There is a supreme difference between making sure we always remember the weightiness of our sin in the light of God’s holiness and simply battering sinners. One has it in mind to spring the Gospel on weighed down sinners with all hope, spurring gratitude and soberly obedient living couched in grace. The other, more brutal one, if it ever gets around to it at all, simply lays the Gospel before the sinner like a disgruntled Jonah. Sin here is rubbed in the sinner’s face again and Gospel becomes a deflated gift, if it can be called that at all. Sinners are compelled to be constantly thankful for a gift they are also constantly disallowed to enjoy.

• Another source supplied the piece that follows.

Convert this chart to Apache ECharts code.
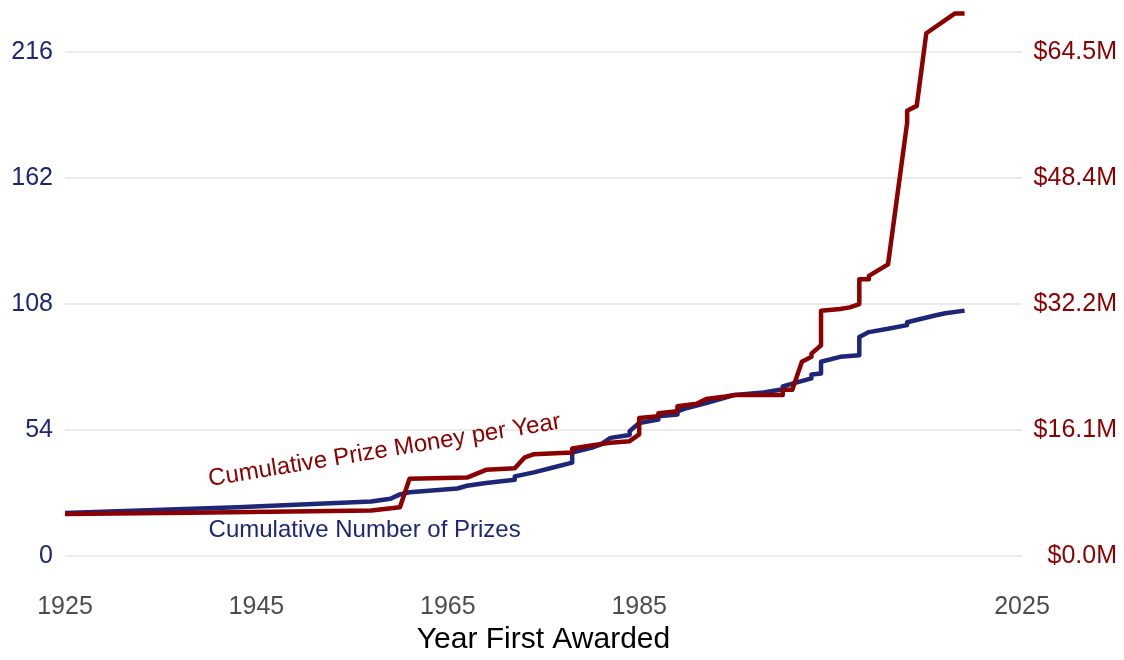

It is famously told that exchange between Luther and Melanchthon in which the latter was prone to a self-examination that produced a raft of doubts and unnecessary angst with regard to his status before God. The anecdote suggests two things: first, and this correctly, that Melanchthon located the problem within himself; second, and this incorrectly and what may have accounted for so much gloom, that he seemed to locate the solution within as well. Again, inasmuch as they seek un-mediated and inward solutions to the problem, both coddler’s and batterers seem to make this same mistake. Luther’s advice, though, is some of the best going even if it strikes these false gospels as profane: “Go and sin boldly; the Gospel is completely outside you.” It may be that the category of “sin” doesn’t register (or is at least fuzzy) or that the suggestion to do so “boldly” is scandalous (or is at least a bit disconcerting). If so, then it may be that despite whatever attending gospel-ese, the Gospel has been quite missed.